O caso “paulista” a que nos referimos e a que responde Vicente de Carvalho consiste na sua contensão verbal, tão nítida, tão precisa, até nas páginas mais líricas de “Rosa, rosa de amor”. É um sentido de discreção que não se encontra em poeta nenhum seu contemporâneo. Apanhemos uma crítica sobre o Jules Romain “unanimiste”, uma crítica da época, que nos diz: “há nele um interesse pelas coisas sociais, os sentimentos coletivos. E, sobretudo, um instrumento: o estilo curiosamente franco, despojado (não nos deixemos ficar numa aparência de prosaismo), uma linguagem estreitamente modelada, sobre um ritmo exigente e preciso, linguagem de uma simplicidade voluntária, que visa a atingir diretamente as coisas, sem alegorias.
A imagem, com efeito, em Romains (ou em Vicente de Carvalho, acrescentamos) tem um novo papel: ela não é uma ilustração, não é um enfeite ou um perfume; ela é precisamente, a expressão de nossa ação sobre as coisas, a forma mesma de nossa sensação, de nossa emoção, de nosso desejo.” Mencionemos, ligeiramente, uma comparação que responde ao início da crítica citada: enquanto Bilac fazia uma epopéia do “Caçador de esmeraldas”, Vicente cantava o “Fugindo ao cativeiro” da epopéia de teor social que teve por paisagem o Jabaquara… Cada trecho da crítica sobre o “unanimiste” de Jules Romains, tem aplicação nos “Poemas e Canções”. Só falta – o que enriqueceu mais Vicente de Carvalho – a influência do mar. Nisto, o poeta extraordinário encontrou a sua grande medida, pois Vicente de Carvalho se educara visualmente em ver o mar – assim, quando seu lirismo atinge os grandes momentos, é no verde do mar que ele coloca a identidade dos olhos da mulher amada. Através dessa líquida esmeralda, surgem os sonhos do mar, as encantadas ilhas, feitas para o amor, de que os olhos da mulher amada tão eloquentemente falam.

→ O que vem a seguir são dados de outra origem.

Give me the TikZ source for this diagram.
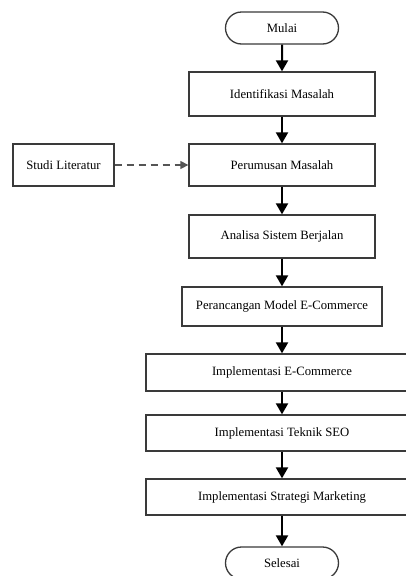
\documentclass[tikz,border=0pt]{standalone}
\usepackage{fontspec}
\setmainfont{Liberation Serif}
\usetikzlibrary{arrows.meta,shapes.misc}
\definecolor{edge}{HTML}{3A3A3A}
\definecolor{dash}{HTML}{555555}
\begin{document}
\begin{tikzpicture}[x=1pt,y=-1pt,
  every node/.style={font=\fontsize{12.7}{15}\selectfont, inner sep=0pt},
  stepbox/.style={draw=edge, line width=1.3pt, rectangle, minimum height=#1},
  stepbox/.default=43pt,
  terminal/.style={draw=edge, line width=1.3pt, rounded rectangle, minimum width=113pt, minimum height=32pt},
  flow/.style={line width=2pt, -{Triangle[width=12pt,length=11pt]}},
  ref/.style={draw=dash, line width=1.3pt, dash pattern=on 7pt off 5pt, -{Triangle[width=8pt,length=8pt]}}
]
\useasboundingbox (0,0) rectangle (406,576);
\clip (0,0) rectangle (406,576);
\fill[white] (0,0) rectangle (406,576);

\node[terminal] (mulai) at (282,28) {Mulai};
\node[stepbox=44pt, minimum width=186pt] (ident) at (282,94) {Identifikasi Masalah};
\node[stepbox=42pt, minimum width=186pt] (rumus) at (282,165) {Perumusan Masalah};
\node[stepbox=42pt, minimum width=101pt] (studi) at (63.5,165) {Studi Literatur};
\node[stepbox=43pt, minimum width=186pt] (analisa) at (282,236.5) {Analisa Sistem Berjalan};
\node[stepbox=39pt, minimum width=200pt] (rancang) at (282,306.5) {Perancangan Model E-Commerce};
\node[stepbox=37pt, minimum width=272pt] (ecom) at (282,372.5) {Implementasi E-Commerce};
\node[stepbox=36pt, minimum width=272pt] (seo) at (282,433) {Implementasi Teknik SEO};
\node[stepbox=36pt, minimum width=272pt] (market) at (282,497) {Implementasi Strategi Marketing};
\node[terminal] (selesai) at (282,563) {Selesai};

\draw[flow] (mulai) -- (ident);
\draw[flow] (ident) -- (rumus);
\draw[flow] (rumus) -- (analisa);
\draw[flow] (analisa) -- (rancang);
\draw[flow] (rancang) -- (ecom);
\draw[flow] (ecom) -- (seo);
\draw[flow] (seo) -- (market);
\draw[flow] (market) -- (selesai);
\draw[ref] (studi) -- (rumus);
\end{tikzpicture}
\end{document}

Sabemos que ao temperamento brasileiro não responde uma eloquência assim discreta, à sobriedade precisa dessa expressão, jamais derramada, nunca explosiva, nunca espetaculosa. Mas esta contensão responde à taciturnidade do paulista, ao seu pendor para a consideração ponderada. Vicente de Carvalho não fez escola, mas teve um continuador que será Amadeu Amaral, já nos tempos do modernismo. A poesia brasileira sofre logo o impacto da renovação. A nova poética não sai de Vicente de Carvalho, mas ele se tornou o maior representante desse período de encerramento da poesia “antes” do modernismo.
As homenagens que aqui deixamos ao excelso cantor de “Palavras ao Mar” encerram também a primeira parte do nosso trabalho.